21 tahun kemudian, hotel ini dinobatkan sebagai Hotel Terbaik Dunia dua tahun berturut turut (2016-2017) oleh Majalah Internasional Travel+Leisure.
"Berdasarkan tarif umum yang dikeluarkan oleh Manajemen Nihiwatu lewat website nihi.com per 1 April 2018 hingga 31 Maret 2019 maka biaya menginap di hotel ini, menempatkannya sebagai salahsatu hotel termahal di Indonesia. Bila mengikuti kurs dollar saat ini yang mencapai 14 ribu rupiah perdollar maka menginap di Nihiwatu paling murah (saat waktu normal) 11 juta rupiah dan paling mahal 173.250 juta rupiah," jelas Umbu.
"Harganya lebih tinggi bisa mencapai dua kali lipat saat masa liburan. Dengan 33 unit villa yang saat ini ada, penghasilan Nihiwatu perbulan bisa mencapai belasan milyar hingga puluhan milyar per bulan," tambah Umbu.
Umbu menambahkan, dalam salah satu situs agen perjalanan terkemuka di Indonesia, penginapan di Nihiwatu telah penuh hingga Februari 2019. Tentu itu belum dihitung dengan penyewaan kuda, alat surfing maupun perjalanan lainnya.
Kalau dibandingkan dengan Pendapatan Asli Daerah (PAD) dan target PAD Sumba Barat yang berkisar di angka 40-60 Milyar dalam periode 2015 hingga 2018, kata Umbu, maka bisa dipastikan penghasilan Nihiwatu (kalau rata rata 15 milyar perbulan) 3 kali lipat diatas PAD Sumba Barat.
Saat ini Nihiwatu tidak sendirian di Pesisir Selatan Sumba Barat.
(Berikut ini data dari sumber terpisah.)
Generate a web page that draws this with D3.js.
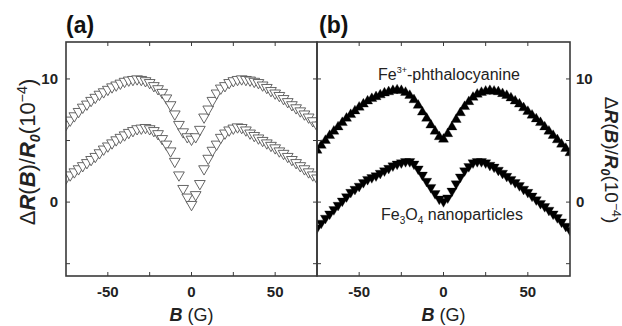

Mulai dari bentang pesisir Gaura, Lamboya hingga Wanukaka. Ada beberapa resort yang dimiliki oleh investor luar negeri yakni Lelewatu Resort di Lele Watu, Nautly Resort di Patiala Bawa, Watu Kaka Resort di Gaura.
"Ini belum termasuk berbagai home stay yang sedang beroperasi saat ini. Saat ini, Pemda Sumba Barat bahkan menjelaskankan akan ada pembangunan 30 hotel baru di Sumba Barat," imbuhnya.
Menurut Umbu, bisnis tanah untuk kepentingan pariwisata di Sumba Barat yang cuma seluas 70.900 ha ini juga terbilang makin marak. Sangat mudah didapatkan di internet terkait jual beli lahan di pesisir Sumba Barat.
Kedepan, hilangnya ruang produksi rakyat makin meluas. Kemelaratan rakyat kampung di tengah gemerlap bisnis keindahan sebagai kabupaten dimana bisnis pariwisata merajalela, tentu publik awam akan menilai bahwa begitu beruntungnya Sumba Barat.
Keindahan alam hingga rakyat yang sejahtera tentu ada dalam benak publik. Namun temuan WALHI NTT sungguh bertolakbelakang, pemerintah daerah Sumba Barat justru sedang menampilkan ketimpangan secara ekonomi di daerah tersebut. Per 2016 jumlah penduduk miskin di Sumba Barat adalah 29.34 persen dari jumlah penduduk 123.913 ribu jiwa.
Temuan WALHI NTT, jelas Umbu, kantong kantong kemiskinan justru banyak berada di kampung kampung yang mentereng dari segi kepariwasataan.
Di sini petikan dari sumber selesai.